All Summer Long (1964)
« Arranged and produced by Brian Wilson. »
« Arranged and produced by Brian Wilson. » La mention, présente sur tous les disques des Beach Boys depuis Surfer Girl, revêt sur All Summer Long une valeur particulière. L'enregistrement de cet album fut en effet marqué par deux faits majeurs : l'éviction de l'omnipotent Murry Wilson et le recours de plus en plus fréquent à des musiciens de studio. Affranchi du joug de son père et de la formule étriquée d'un (piètre) groupe de rock, Brian peut désormais donner libre cours à sa créativité. Les effets sont immédiats : dernier disque à s'inscrire totalement dans la tradition « sea, surf and sun » de l'âge d'or des Beach Boys, ce sixième album en est aussi l'aboutissement. Jamais avant ce mois de juillet 1964 le groupe californien n'avait fait cohabiter des chansons aussi bonnes, aussi variées, et en si grand nombre.
« Hushabye », une berceuse à réveiller les morts
L'intro de xylophone de la chanson-titre est l'illustration toute trouvée d'un disque où l'énergie et l'enjouement n'empêchent pas certaines trouvailles sonores. Ce morceau n'est pourtant qu'une agréable mise en bouche avant celui qui lui succède, Hushabye.
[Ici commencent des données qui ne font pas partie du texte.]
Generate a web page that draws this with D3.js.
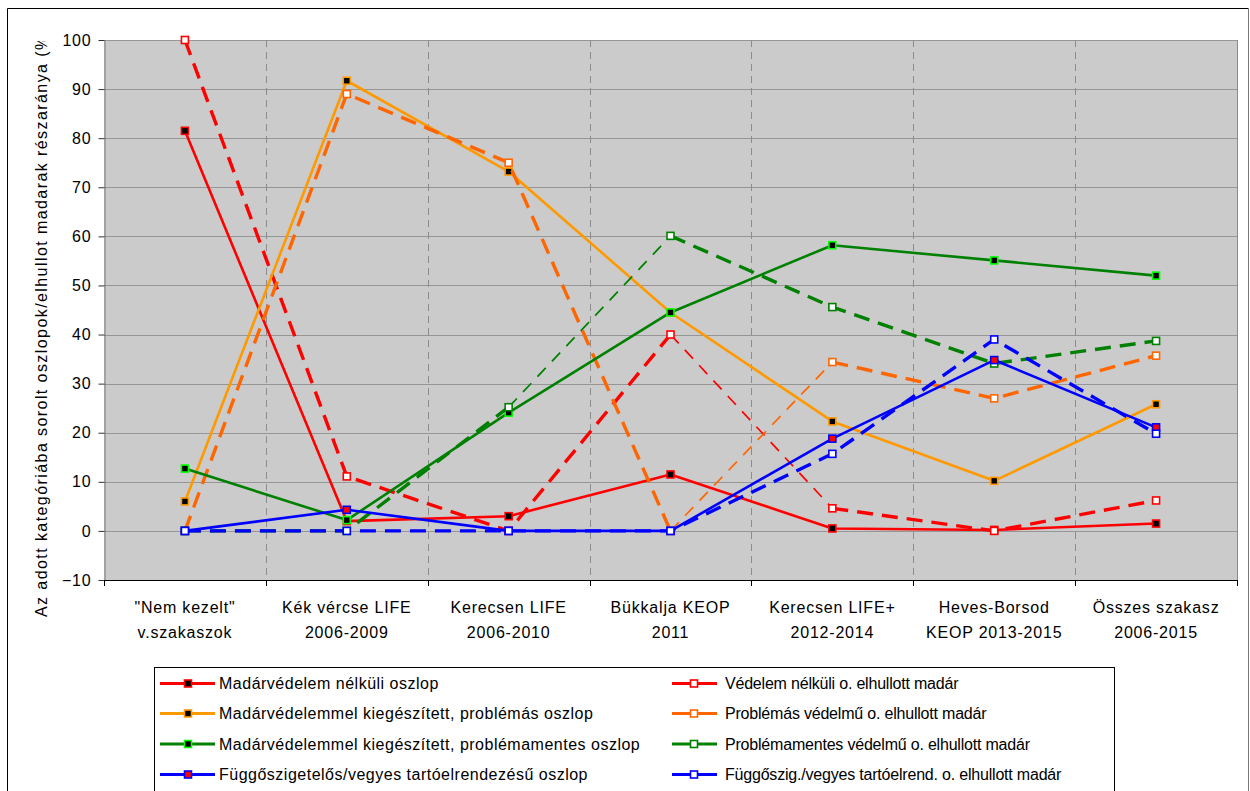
<!DOCTYPE html>
<html>
<head>
<meta charset="utf-8">
<script src="https://cdn.jsdelivr.net/npm/d3@7"></script>
<style>
  html, body { margin: 0; padding: 0; background: #fff; }
  svg { display: block; font-family: "Liberation Sans", Arial, sans-serif; }
</style>
</head>
<body>
<svg id="chart" width="1250" height="791"></svg>
<script>
// ---- data ----
const catLine1 = ['"Nem kezelt"', 'Kék vércse LIFE', 'Kerecsen LIFE', 'Bükkalja KEOP', 'Kerecsen LIFE+', 'Heves-Borsod', 'Összes szakasz'];
const catLine2 = ['v.szakaszok', '2006-2009', '2006-2010', '2011', '2012-2014', 'KEOP 2013-2015', '2006-2015'];
const yTicks = [-10, 0, 10, 20, 30, 40, 50, 60, 70, 80, 90, 100];

const seriesNames = [
  'Madárvédelem nélküli oszlop',
  'Védelem nélküli o. elhullott madár',
  'Madárvédelemmel kiegészített, problémás oszlop',
  'Problémás védelmű o. elhullott madár',
  'Madárvédelemmel kiegészített, problémamentes oszlop',
  'Problémamentes védelmű o. elhullott madár',
  'Függőszigetelős/vegyes tartóelrendezésű oszlop',
  'Függőszig./vegyes tartóelrend. o. elhullott madár'
];

const polesNoProtection   = [81.5, 2.0, 3.0, 11.5, 0.5, 0.2, 1.5];
const birdsNoProtection   = [100, 11.1, 0, 40.0, 4.6, 0, 6.2];
const polesProblematic    = [6.0, 91.7, 73.2, 44.5, 22.3, 10.2, 25.8];
const birdsProblematic    = [0, 89.0, 75.0, 0, 34.4, 27.0, 35.7];
const polesProblemFree    = [12.7, 2.2, 24.1, 44.5, 58.2, 55.1, 52.0];
const birdsProblemFree    = [0, 0, 25.2, 60.1, 45.6, 34.1, 38.7];
const polesSuspension     = [0, 4.3, 0, 0, 18.8, 34.8, 21.1];
const birdsSuspension     = [0, 0, 0, 0, 15.7, 39.0, 19.8];

const seriesValues = [
  polesNoProtection, birdsNoProtection,
  polesProblematic, birdsProblematic,
  polesProblemFree, birdsProblemFree,
  polesSuspension, birdsSuspension
];

// ---- styles (per series) ----
const seriesStyles = [
  { color: '#ff0000', dashed: false, fill: '#000000', edge: '#ff0000', thin: [] },
  { color: '#ff0000', dashed: true,  fill: '#ffffff', edge: '#ff0000', thin: [3] },
  { color: '#ff9900', dashed: false, fill: '#000000', edge: '#ff9900', thin: [] },
  { color: '#ff6600', dashed: true,  fill: '#ffffff', edge: '#ff6600', thin: [3] },
  { color: '#008000', dashed: false, fill: '#000000', edge: '#00ff00', thin: [] },
  { color: '#008000', dashed: true,  fill: '#ffffff', edge: '#008000', thin: [2] },
  { color: '#0000ff', dashed: false, fill: '#ff0000', edge: '#0000ff', thin: [] },
  { color: '#0000ff', dashed: true,  fill: '#ffffff', edge: '#0000ff', thin: [] }
];

const plot = { left: 104, right: 1237, top: 40, bottom: 580 };
const svg = d3.select('#chart');

// chart frame
svg.append('rect').attr('width', 1250).attr('height', 791).attr('fill', '#fff');
svg.append('line').attr('x1', 7.5).attr('x2', 1248.5).attr('y1', 8.5).attr('y2', 8.5).attr('stroke', '#000');
svg.append('line').attr('x1', 7.5).attr('x2', 7.5).attr('y1', 8.5).attr('y2', 791).attr('stroke', '#000');
svg.append('line').attr('x1', 1248.5).attr('x2', 1248.5).attr('y1', 8.5).attr('y2', 791).attr('stroke', '#777');

// scales
const x = d3.scaleBand().domain(d3.range(catLine1.length)).range([plot.left, plot.right]).padding(0);
const cx = i => x(i) + x.bandwidth() / 2;
const y = d3.scaleLinear().domain([-10, 100]).range([plot.bottom, plot.top]);

// plot area
svg.append('rect')
  .attr('x', plot.left).attr('y', plot.top)
  .attr('width', plot.right - plot.left).attr('height', plot.bottom - plot.top)
  .attr('fill', '#cbcbcb');

// horizontal gridlines
svg.append('g').selectAll('line').data(yTicks.filter(v => v > -10)).join('line')
  .attr('x1', plot.left).attr('x2', plot.right)
  .attr('y1', d => Math.round(y(d)) + 0.5).attr('y2', d => Math.round(y(d)) + 0.5)
  .attr('stroke', '#969696').attr('stroke-width', 1);

// vertical dashed gridlines between categories
svg.append('g').selectAll('line').data(d3.range(1, catLine1.length)).join('line')
  .attr('x1', d => Math.round(x(d)) + 0.5).attr('x2', d => Math.round(x(d)) + 0.5)
  .attr('y1', plot.top).attr('y2', plot.bottom)
  .attr('stroke', '#8c8c8c').attr('stroke-width', 1).attr('stroke-dasharray', '7,5');

// right border of plot area
svg.append('line').attr('x1', plot.right + 0.5).attr('x2', plot.right + 0.5)
  .attr('y1', plot.top).attr('y2', plot.bottom).attr('stroke', '#8c8c8c');

// y axis
const yAxis = svg.append('g')
  .attr('transform', `translate(${plot.left + 0.5},0)`)
  .call(d3.axisLeft(y).tickValues(yTicks).tickSize(6).tickPadding(7).tickSizeOuter(0));
yAxis.select('.domain').attr('stroke', '#7a7a7a');
yAxis.selectAll('.tick line').attr('stroke', '#333');
yAxis.selectAll('.tick text')
  .attr('font-size', 16).attr('fill', '#000')
  .attr('font-family', '"Liberation Sans", Arial, sans-serif')
  .style('letter-spacing', '0.8px');

// x axis (line, boundary ticks and two-line labels)
const xg = svg.append('g');
xg.append('line').attr('x1', plot.left).attr('x2', plot.right + 1)
  .attr('y1', plot.bottom + 0.5).attr('y2', plot.bottom + 0.5).attr('stroke', '#000');
const bounds = d3.range(catLine1.length + 1).map(i => i < catLine1.length ? x(i) : plot.right);
xg.selectAll('line.b').data(bounds).join('line').attr('class', 'b')
  .attr('x1', d => Math.round(d) + 0.5).attr('x2', d => Math.round(d) + 0.5)
  .attr('y1', plot.bottom).attr('y2', plot.bottom + 6).attr('stroke', '#000');
const xl = xg.selectAll('text').data(d3.range(catLine1.length)).join('text')
  .attr('text-anchor', 'middle').attr('font-size', 16).attr('fill', '#000')
  .style('letter-spacing', '0.8px');
xl.append('tspan').attr('x', d => cx(d)).attr('y', 613).text(d => catLine1[d]);
xl.append('tspan').attr('x', d => cx(d)).attr('y', 638).text(d => catLine2[d]);

// y axis title (clipped at the top of the plot area)
svg.append('clipPath').attr('id', 'ytclip')
  .append('rect').attr('x', 0).attr('y', 41).attr('width', 100).attr('height', 750);
svg.append('g').attr('clip-path', 'url(#ytclip)')
  .append('text')
  .attr('transform', 'translate(47,617) rotate(-90)')
  .attr('font-size', 16).attr('fill', '#000')
  .attr('textLength', 588).attr('lengthAdjust', 'spacing')
  .text('Az adott kategóriába sorolt oszlopok/elhullot madarak részaránya (%)');

// series lines and markers
const lineGen = d3.line().x(d => cx(d.i)).y(d => y(d.v));
const MK = 7;

seriesValues.forEach((vals, s) => {
  const st = seriesStyles[s];
  const pts = vals.map((v, i) => ({ i, v }));
  const g = svg.append('g');
  // group consecutive segments sharing the same stroke weight
  let runs = [];
  for (let k = 0; k < pts.length - 1; k++) {
    const thin = st.thin.includes(k);
    const last = runs[runs.length - 1];
    if (last && last.thin === thin) last.pts.push(pts[k + 1]);
    else runs.push({ thin, pts: [pts[k], pts[k + 1]] });
  }
  runs.forEach(r => {
    const p = g.append('path').attr('d', lineGen(r.pts))
      .attr('fill', 'none').attr('stroke', st.color)
      .attr('stroke-linejoin', 'round');
    if (!st.dashed) p.attr('stroke-width', 2.6);
    else if (r.thin) p.attr('stroke-width', 1.7).attr('stroke-dasharray', '12,9');
    else p.attr('stroke-width', 3.4).attr('stroke-dasharray', '16,9');
  });
  g.selectAll('rect').data(pts).join('rect')
    .attr('x', d => cx(d.i) - MK / 2).attr('y', d => y(d.v) - MK / 2)
    .attr('width', MK).attr('height', MK)
    .attr('fill', st.fill).attr('stroke', st.edge).attr('stroke-width', 1.6);
});

// legend
const legend = svg.append('g');
legend.append('rect').attr('x', 154.5).attr('y', 667.5).attr('width', 960).attr('height', 160)
  .attr('fill', '#fff').attr('stroke', '#000');
const rowY = [683.5, 713.5, 744, 774.5];
const cols = [
  { x1: 160, x2: 215, mx: 188, tx: 219, ls: '0.5px' },
  { x1: 672, x2: 717, mx: 694, tx: 725, ls: '-0.2px' }
];
seriesNames.forEach((name, s) => {
  const c = cols[s % 2];
  const ry = rowY[Math.floor(s / 2)];
  const st = seriesStyles[s];
  legend.append('line').attr('x1', c.x1).attr('x2', c.x2).attr('y1', ry).attr('y2', ry)
    .attr('stroke', st.color).attr('stroke-width', 3);
  legend.append('rect').attr('x', c.mx - MK / 2).attr('y', ry - MK / 2)
    .attr('width', MK).attr('height', MK)
    .attr('fill', st.fill).attr('stroke', st.edge).attr('stroke-width', 1.6);
  legend.append('text').attr('x', c.tx).attr('y', ry).attr('dy', '0.35em')
    .attr('font-size', 16).attr('fill', '#000').style('letter-spacing', c.ls)
    .text(name);
});
</script>
</body>
</html>
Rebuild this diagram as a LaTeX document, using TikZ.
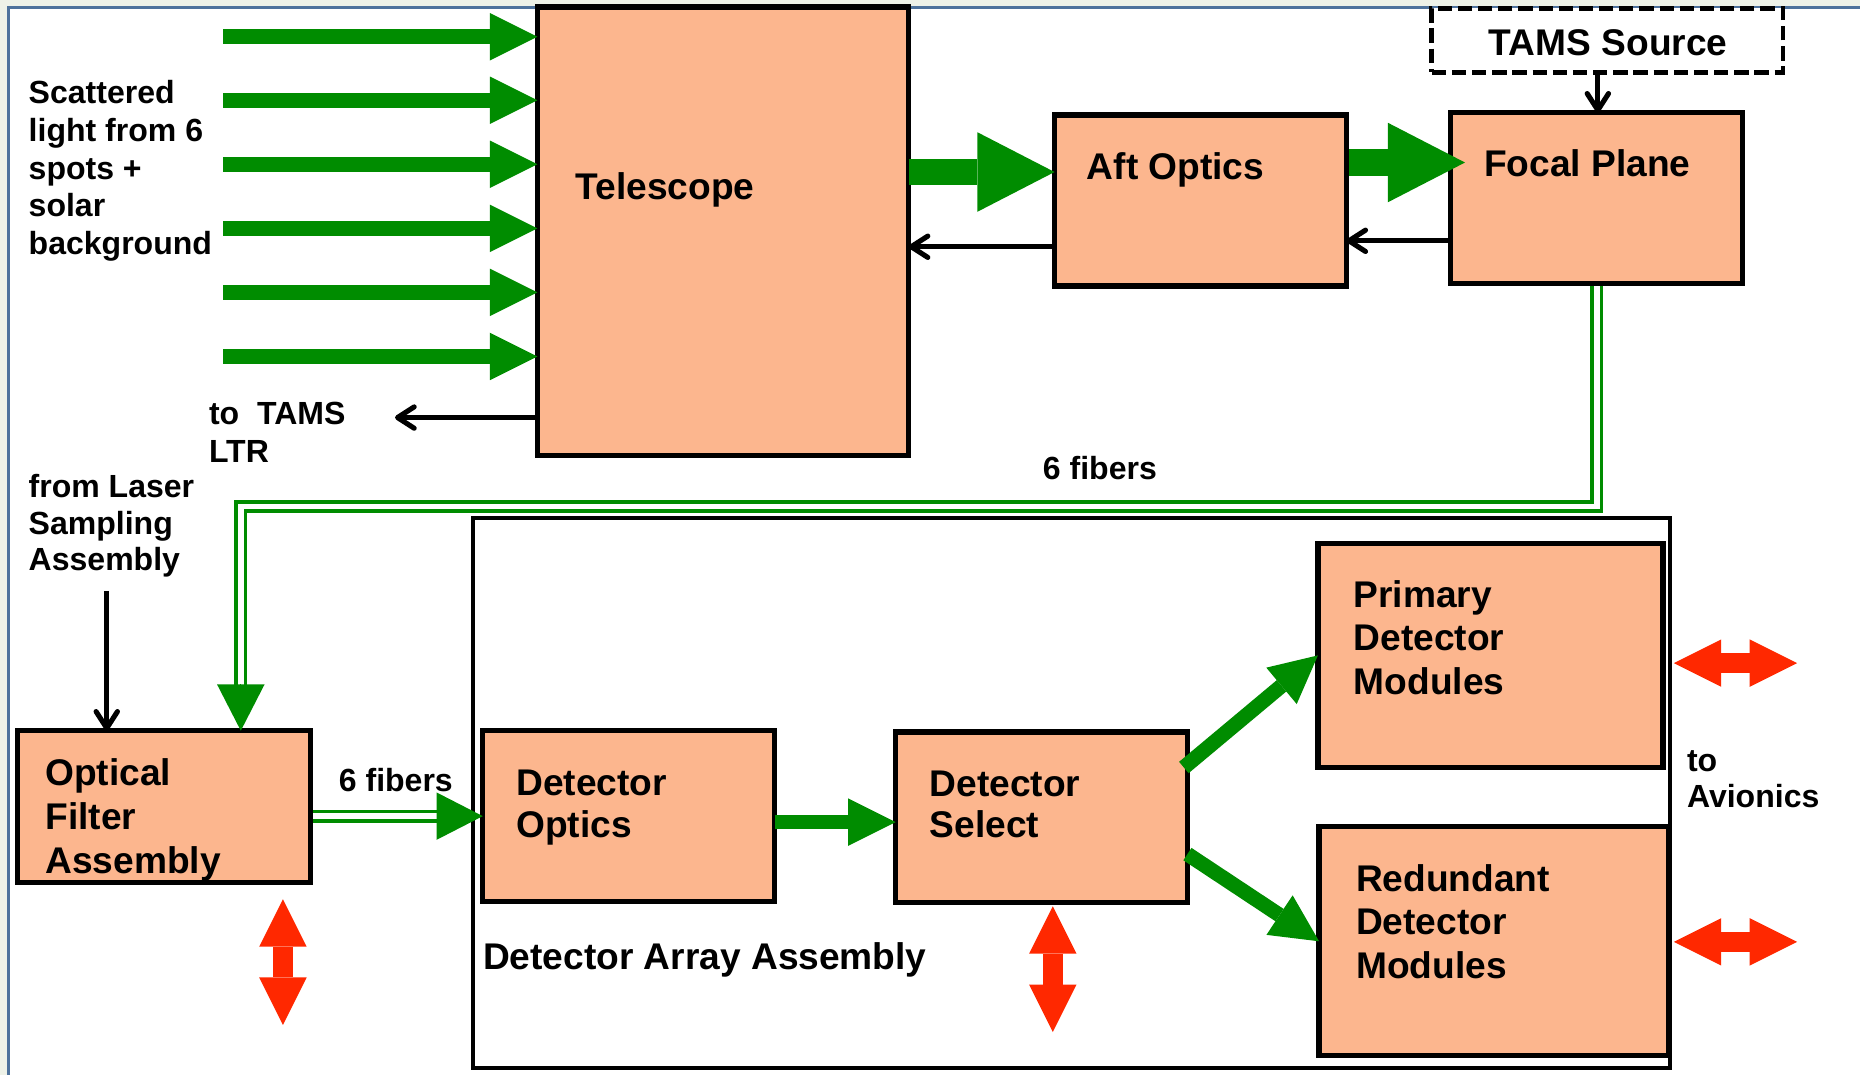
\documentclass[tikz,border=0pt]{standalone}
\usepackage{fontspec}
\setmainfont{Liberation Sans}
\usetikzlibrary{arrows.meta}
\definecolor{peach}{RGB}{252,182,142}
\definecolor{dgreen}{RGB}{0,140,0}
\definecolor{ared}{RGB}{255,40,0}
\definecolor{framebg}{RGB}{238,242,232}
\definecolor{frameline}{RGB}{78,114,156}
\begin{document}
\begin{tikzpicture}[x=1pt,y=-1pt,
  box/.style={draw=black, line width=4.5pt, fill=peach, inner sep=0pt, outer sep=0pt, anchor=north west},
  dashbox/.style={draw=black, line width=4pt, dash pattern=on 12pt off 5pt, fill=white, inner sep=0pt, outer sep=0pt, anchor=north west},
  areabox/.style={draw=black, line width=3.5pt, inner sep=0pt, outer sep=0pt, anchor=north west},
  boxtxt/.style={font=\bfseries\fontsize{31.3}{37}\selectfont, anchor=base west, inner sep=0pt},
  sidetxt/.style={font=\bfseries\fontsize{27}{32}\selectfont, anchor=base west, inner sep=0pt},
  ray/.style={draw=dgreen, line width=12.5pt, -{Triangle[length=40pt,width=40pt,line width=0pt]}},
  fatray/.style={draw=dgreen, line width=22pt, -{Triangle[length=65pt,width=67pt,line width=0pt]}},
  ghead/.style={draw=dgreen, line width=1pt, -{Triangle[length=39pt,width=40pt,line width=0pt]}},
  fiber/.style={draw=dgreen, line width=3pt, double=white, double distance=5pt},
  blackarr/.style={draw=black, line width=4.3pt, -{Straight Barb[length=14pt,width=18pt,round]}},
  redarr/.style={draw=ared, line width=16.5pt, {Triangle[length=40pt,width=40pt,line width=0pt]}-{Triangle[length=40pt,width=40pt,line width=0pt]}},
]
\useasboundingbox (0,0) rectangle (1568,906);
% frame
\fill[framebg] (0,0) rectangle (1568,906);
\fill[white] (7.5,6.5) rectangle (1568,906);
\draw[frameline, line width=2.5pt] (7.5,906) -- (7.5,6.5) -- (1568,6.5);

% boxes
\node[box, minimum width=313pt, minimum height=378pt] (tel) at (453,6) {};
\node[box, minimum width=246pt, minimum height=144pt] (aft) at (889,97) {};
\node[box, minimum width=246pt, minimum height=144pt] (foc) at (1223,95) {};
\node[dashbox, minimum width=296pt, minimum height=54pt] (tams) at (1207,7) {};
\node[areabox, minimum width=1009pt, minimum height=463pt] (daa) at (399,437) {};
\node[box, minimum width=247pt, minimum height=128pt] (ofa) at (15,616) {};
\node[box, minimum width=246pt, minimum height=144pt] (dop) at (407,616) {};
\node[box, minimum width=246pt, minimum height=144pt] (dsel) at (755,617) {};
\node[box, minimum width=291pt, minimum height=189pt] (prim) at (1111,458) {};
\node[box, minimum width=295pt, minimum height=193pt] (redu) at (1112,697) {};

% incoming light rays
\foreach \i/\yy in {1/31,2/84.5,3/138.5,4/192.5,5/246.5,6/300.5}{
  \coordinate (ray\i) at (188,\yy);
  \draw[ray] (ray\i) -- (ray\i -| tel.west);
}

% big green arrows
\coordinate (fa1) at ([yshift=24pt]aft.west);
\draw[fatray] (tel.east |- fa1) -- (fa1);
\coordinate (fa2) at ([xshift=12pt,yshift=30pt]foc.west);
\draw[fatray] ([xshift=2pt]aft.east |- fa2) -- (fa2);

% black arrows
\coordinate (bk1) at ([yshift=-39pt]aft.west);
\draw[blackarr] (bk1) -- (tel.east |- bk1);
\coordinate (bk2) at ([yshift=-36pt]foc.west);
\draw[blackarr] (bk2) -- (aft.east |- bk2);
\coordinate (bk3) at ([xshift=-8pt]tams.south);
\draw[blackarr] (bk3) -- (bk3 |- foc.north);
\coordinate (bk4) at ([yshift=-157pt]tel.west);
\coordinate (ltr) at (333,352);
\draw[blackarr] (bk4) -- (ltr);
\coordinate (laser) at (90,498);
\draw[blackarr] (laser) -- (laser |- ofa.north);

% fibers
\coordinate (fib1) at (203,427);
\coordinate (fib2) at (203,578);
\draw[fiber] ([yshift=-2.25pt]foc.south) -- (foc.south |- fib1) -- (fib1) -- (fib2);
\draw[ghead] (fib2) -- (fib2 |- ofa.north);
\coordinate (fib3) at ([xshift=2.25pt,yshift=-8pt]ofa.east);
\coordinate (fib4) at (369,688);
\draw[fiber] (fib3) -- (fib4);
\draw[ghead] (fib4) -- (fib4 -| dop.west);

% detector chain
\coordinate (g1) at ([yshift=-5pt]dop.east);
\draw[ray] (g1) -- (g1 -| dsel.west);
\draw[ray] ([xshift=-3pt,yshift=-30pt]dsel.north east) -- (prim.west);
\draw[ray] ([yshift=41pt]dsel.south east) -- (redu.west);

% red interface arrows
\coordinate (rd1) at (238.5,758); \coordinate (rd2) at (238.5,864);
\coordinate (rd3) at (887.5,764); \coordinate (rd4) at (887.5,870);
\coordinate (rd5) at (1411,559);  \coordinate (rd6) at (1515,559);
\coordinate (rd7) at (1411,794);  \coordinate (rd8) at (1515,794);
\draw[redarr] (rd1) -- (rd2);
\draw[redarr] (rd3) -- (rd4);
\draw[redarr] (rd5) -- (rd6);
\draw[redarr] (rd7) -- (rd8);

% texts
\node[boxtxt] (t-tel) at (485,168) {Telescope};
\node[boxtxt] (t-aft) at (916,151) {Aft Optics};
\node[boxtxt] (t-foc) at (1251,148.5) {Focal Plane};
\node[boxtxt] (t-tams) at (1255,46.5) {TAMS Source};

\node[sidetxt] (t-sc1) at (24,87.5) {Scattered};
\node[sidetxt] (t-sc2) at (24,119.3) {light from 6};
\node[sidetxt] (t-sc3) at (24,151.1) {spots +};
\node[sidetxt] (t-sc4) at (24,182.9) {solar};
\node[sidetxt] (t-sc5) at (24,214.7) {background};

\node[sidetxt] (t-ltr1) at (176,357.7) {to~ TAMS};
\node[sidetxt] (t-ltr2) at (176,390) {LTR};

\node[sidetxt] (t-las1) at (24,419) {from Laser};
\node[sidetxt] (t-las2) at (24,450.7) {Sampling};
\node[sidetxt] (t-las3) at (24,481) {Assembly};

\node[sidetxt] (t-fib1) at (879,404) {6 fibers};
\node[sidetxt] (t-fib2) at (285.5,667) {6 fibers};

\node[boxtxt] (t-ofa1) at (38,662) {Optical};
\node[boxtxt] (t-ofa2) at (38,699.6) {Filter};
\node[boxtxt] (t-ofa3) at (38,736.7) {Assembly};

\node[boxtxt] (t-dop1) at (435,670.5) {Detector};
\node[boxtxt] (t-dop2) at (435,706) {Optics};

\node[boxtxt] (t-dsel1) at (783.5,671.4) {Detector};
\node[boxtxt] (t-dsel2) at (783.5,706) {Select};

\node[boxtxt] (t-daa) at (407,817.7) {Detector Array Assembly};

\node[boxtxt] (t-prim1) at (1141,512) {Primary};
\node[boxtxt] (t-prim2) at (1141,548) {Detector};
\node[boxtxt] (t-prim3) at (1141,585.5) {Modules};

\node[boxtxt] (t-red1) at (1143,751.8) {Redundant};
\node[boxtxt] (t-red2) at (1143,788) {Detector};
\node[boxtxt] (t-red3) at (1143,825) {Modules};

\node[sidetxt] (t-av1) at (1422,650) {to};
\node[sidetxt] (t-av2) at (1422,681) {Avionics};
\end{tikzpicture}
\end{document}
Écrit par Mort Shuman et Doc Pomus pour les Mystics en mai 1959, ce doo-wop gentillet se transforme, dans la version des Beach Boys, en une cathédrale pop, où le falsetto de Brian vient se poser comme une plume sur les harmonies vocales de ses frangins. Le son est superbe, rond, dense, simplement troublé par quelques roulement de batterie anachroniques. Passé cette gêne, on ressort terrassé de ces trois minutes solennelles.
Autres sommets, Little Honda et sa basse ronflante, We'll Run Away, l'habituelle balade romantique ici rehaussée d'un trait d'orgue, Girls On The Beach et ses harmonies serpentines, mais aussi Wendy, qui se présente à l'auditeur sur la pointe des pieds avant d'atteindre son point culminant dans un héroïque solo d'orgue (lui-même entrecoupé d'un solo de grippe : on entend distinctement l'un des Boys tousser).
Derniers rayons de soleil
À part ça ? Il y a bien ce titre méconnu, un certain I Get Around.
Trêve de plaisanterie : le premier numéro un de l'histoire des Beach Boys fait partie de ces chansons qui définissent le rock'n'roll. Dans l'ascension vertigineuse de son refrain (« I'm a real cool heeaaad ») résonne toute l'euphorie d'une époque, d'un genre musical, de la jeunesse même.
Plus anodin, Do You Remember? reste un hommage amusant aux pionniers du rock'n'roll. Drive-In, lui, se distingue surtout par les quelques secondes de silence au milieu du morceau (il fallait oser !), Don't Back Down par ses changements de tonalité déconcertants entre couplets et refrain.
Au final, seuls Our Favourite Recording Sessions et Carl's Big Chance (c'est-à-dire Carl Wilson ratant sa chance de devenir un guitar-hero) ne sont que pur remplissage. Autre infime regret, que la chanson-titre, placée au début du disque, juste après I Get Around, ne lui serve de conclusion (ainsi, du reste, que l'utilise George Lucas dans son film American Graffiti) : évocation nostalgique de l'été finissant, elle aurait fait une transition parfaite vers l'album Today!, premier jalon d'un changement de climat radical.
Un deuxième chef d'oeuvre
Après Surfer Girl en 1963, cet album est le deuxième chef- d’œuvre des Boys. Brian maîtrise désormais parfaitement la production, a à sa disposition tous les musiciens possibles, est en pleine possession de ses moyens, à tous les niveaux. Il n’est donc pas étonnant que cet album soit parfait du début à la presque fin, la déconnade, « Our Favorite Recording Sessions », étant vite oubliée.
Tout l’univers wilsonien de l’époque est ici condensé : les tubes parfaits dont le fameux « I Get Around », mais également le morceau-titre, « All Summer Long » et son xylophone magique, « Little Honda » et son groove aussi irrésistible que celui de « Drive-In » ; l’hommage au Rock’n’Roll, « Do You Remember ? » qui passe en revue plusieurs inspirateurs des Boys : Dick Clark, Chuck Berry, Jerry Lee Lewis ; les ballades célestes : « Wendy » son introduction [il faudrait étudier davantage le rôle des introductions dans certaines productions de Brian] et son solo d’orgue, ces « Girls On The Beach » qu’on aurait aimé connaître, « We’ll Run Away », qui annonce déjà la thématique de la deuxième face de Today et de Pet Sounds, la reprise de « Hushabye ».
Ultime cadeau de Brian : il offre à son frère Carl un écrin magnifique pour son « Carl’s Big Chance ».